Many of the Liquidators were also part of the construction of the “sarcophagus,” a massive cover that was placed over the ruined reactor. Many of them would go on to bear the “Chernobyl necklace,” a scar at the base of the neck, one that marks them for their missing thyroid, which had turned malignant after their radiation poisoning.
It is a scar that takes a very long time to fade.
The death toll of the Liquidators fluctuates across documents and agencies, a complicated picture to decipher in the wake of the fall of the Soviet Union. The death toll is still in motion, as the long term consequences of their radiation exposure come to surface in their bodies. Those who live are accorded something akin to a veteran status, eligible for government benefits, but this support has been complicated by bureaucratic steps and court appeals for many.
Inside my package from Belarus, is a badge.
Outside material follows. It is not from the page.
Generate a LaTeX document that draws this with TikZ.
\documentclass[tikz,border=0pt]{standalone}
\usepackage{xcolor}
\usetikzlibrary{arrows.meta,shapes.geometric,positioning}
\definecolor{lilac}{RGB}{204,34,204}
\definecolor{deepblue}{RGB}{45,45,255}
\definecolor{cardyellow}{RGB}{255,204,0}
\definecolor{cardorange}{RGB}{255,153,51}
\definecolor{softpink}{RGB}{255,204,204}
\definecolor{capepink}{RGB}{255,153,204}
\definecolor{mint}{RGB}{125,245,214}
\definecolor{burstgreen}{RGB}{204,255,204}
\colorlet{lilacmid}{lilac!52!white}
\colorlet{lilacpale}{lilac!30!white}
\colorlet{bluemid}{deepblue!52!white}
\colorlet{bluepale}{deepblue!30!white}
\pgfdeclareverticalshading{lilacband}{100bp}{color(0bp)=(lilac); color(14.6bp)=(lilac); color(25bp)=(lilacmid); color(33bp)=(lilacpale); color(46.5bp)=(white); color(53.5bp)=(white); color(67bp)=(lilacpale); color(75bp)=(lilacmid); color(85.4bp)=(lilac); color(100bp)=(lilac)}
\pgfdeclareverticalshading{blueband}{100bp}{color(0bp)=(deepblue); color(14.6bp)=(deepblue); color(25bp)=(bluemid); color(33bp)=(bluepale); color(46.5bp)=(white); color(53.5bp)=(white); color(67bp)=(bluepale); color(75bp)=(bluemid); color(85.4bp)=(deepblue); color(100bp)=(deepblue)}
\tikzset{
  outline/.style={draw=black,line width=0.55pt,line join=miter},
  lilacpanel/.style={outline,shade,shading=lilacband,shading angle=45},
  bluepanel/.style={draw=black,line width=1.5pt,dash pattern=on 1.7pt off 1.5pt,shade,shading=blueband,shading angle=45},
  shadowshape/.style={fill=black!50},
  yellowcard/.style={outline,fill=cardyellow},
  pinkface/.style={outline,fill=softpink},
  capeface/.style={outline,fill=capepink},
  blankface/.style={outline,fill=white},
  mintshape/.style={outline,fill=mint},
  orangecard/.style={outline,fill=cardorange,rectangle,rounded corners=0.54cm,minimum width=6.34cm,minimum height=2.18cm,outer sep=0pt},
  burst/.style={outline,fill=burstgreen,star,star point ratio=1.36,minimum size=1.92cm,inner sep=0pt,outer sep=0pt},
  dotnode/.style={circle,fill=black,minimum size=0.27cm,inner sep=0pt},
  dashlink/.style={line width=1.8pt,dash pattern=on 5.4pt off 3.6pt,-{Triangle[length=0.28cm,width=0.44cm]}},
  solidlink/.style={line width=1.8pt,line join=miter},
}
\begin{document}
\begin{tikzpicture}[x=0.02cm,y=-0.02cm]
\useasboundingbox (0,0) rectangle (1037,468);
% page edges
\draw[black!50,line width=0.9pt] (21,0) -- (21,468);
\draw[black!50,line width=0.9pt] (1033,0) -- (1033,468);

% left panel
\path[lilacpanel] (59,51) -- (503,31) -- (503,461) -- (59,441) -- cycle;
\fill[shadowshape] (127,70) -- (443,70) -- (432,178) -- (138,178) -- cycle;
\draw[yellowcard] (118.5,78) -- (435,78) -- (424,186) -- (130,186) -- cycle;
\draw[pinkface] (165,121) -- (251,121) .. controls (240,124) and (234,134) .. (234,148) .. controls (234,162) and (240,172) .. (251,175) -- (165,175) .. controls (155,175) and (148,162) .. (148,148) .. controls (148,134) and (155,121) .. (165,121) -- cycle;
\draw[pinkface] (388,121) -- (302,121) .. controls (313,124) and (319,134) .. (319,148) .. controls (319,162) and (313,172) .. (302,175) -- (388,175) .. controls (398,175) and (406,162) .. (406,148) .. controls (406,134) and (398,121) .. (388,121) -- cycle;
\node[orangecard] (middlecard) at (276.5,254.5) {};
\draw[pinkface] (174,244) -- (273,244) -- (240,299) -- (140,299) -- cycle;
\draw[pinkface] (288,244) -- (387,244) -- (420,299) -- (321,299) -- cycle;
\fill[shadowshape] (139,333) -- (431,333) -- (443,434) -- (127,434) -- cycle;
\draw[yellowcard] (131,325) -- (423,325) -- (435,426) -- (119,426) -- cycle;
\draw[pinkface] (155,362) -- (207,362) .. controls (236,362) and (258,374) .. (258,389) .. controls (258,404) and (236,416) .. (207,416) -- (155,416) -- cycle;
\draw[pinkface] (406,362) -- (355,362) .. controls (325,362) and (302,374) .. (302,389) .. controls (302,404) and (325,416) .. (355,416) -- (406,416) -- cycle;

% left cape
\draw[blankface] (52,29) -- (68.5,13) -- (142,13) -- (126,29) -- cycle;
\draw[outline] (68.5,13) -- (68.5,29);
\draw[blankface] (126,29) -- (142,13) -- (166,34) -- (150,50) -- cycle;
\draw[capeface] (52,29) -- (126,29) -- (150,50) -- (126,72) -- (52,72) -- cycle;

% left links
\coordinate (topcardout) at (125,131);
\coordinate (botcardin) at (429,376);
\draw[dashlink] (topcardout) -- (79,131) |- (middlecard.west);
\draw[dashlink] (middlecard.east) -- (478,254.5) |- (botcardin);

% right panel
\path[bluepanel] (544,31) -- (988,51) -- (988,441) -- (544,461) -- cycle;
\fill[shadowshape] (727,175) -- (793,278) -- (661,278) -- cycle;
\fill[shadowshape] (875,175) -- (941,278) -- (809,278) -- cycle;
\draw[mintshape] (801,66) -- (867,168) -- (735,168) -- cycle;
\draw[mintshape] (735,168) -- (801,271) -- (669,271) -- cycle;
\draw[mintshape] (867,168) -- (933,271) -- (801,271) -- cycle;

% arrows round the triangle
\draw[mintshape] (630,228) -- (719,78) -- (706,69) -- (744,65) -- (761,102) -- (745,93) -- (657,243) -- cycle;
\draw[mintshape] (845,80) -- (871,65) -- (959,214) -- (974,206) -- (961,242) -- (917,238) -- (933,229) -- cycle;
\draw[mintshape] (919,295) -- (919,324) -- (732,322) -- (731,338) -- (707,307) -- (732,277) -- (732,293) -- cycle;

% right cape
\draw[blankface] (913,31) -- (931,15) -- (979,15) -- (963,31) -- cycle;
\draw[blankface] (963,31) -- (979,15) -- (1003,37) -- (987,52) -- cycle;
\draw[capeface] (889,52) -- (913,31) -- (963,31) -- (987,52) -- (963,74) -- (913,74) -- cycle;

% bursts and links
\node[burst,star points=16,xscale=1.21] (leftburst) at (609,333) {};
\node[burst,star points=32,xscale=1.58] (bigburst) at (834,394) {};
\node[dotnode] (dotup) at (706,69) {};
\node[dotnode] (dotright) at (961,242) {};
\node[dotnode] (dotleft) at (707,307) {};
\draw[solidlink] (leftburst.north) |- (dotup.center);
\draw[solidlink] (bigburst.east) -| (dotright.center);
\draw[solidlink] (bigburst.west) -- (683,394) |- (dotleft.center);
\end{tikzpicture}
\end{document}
I opened the envelop in the post office parking lot on Saturday, carefully unwrapping it and pouring it into my hand. Illustrations of alpha, beta and gamma rays dance across turquoise medal, surrounding a single drop of blood. Someone who contributed to saving Europe—and the world—from nuclear catastrophe, was awarded this badge.
I have no way of knowing who they are.
Chernobyl happened when I was two. But I’ve known the story of Chernobyl since I was a child. I would press my head against my father’s arm when he would come home from work, and I would play the dosimeters attached to his badge as he ate dinner, and I asked him to tell me about science I wouldn’t understand till I was much older. As a teenager, I would wipe his face with a wet wash cloth, listening to his shallow breathing as he retold the story of Chernobyl to me, a horrifying event that happened a world away from us, while my father was working at a reactor considered far safer.
I don’t know if the person who once held this badge in their hand had children, or if they’re even alive. But for them, and my scientist father, for history and past sacrifice, the badge now lives in my home. So someone who can remember, will remember. Always.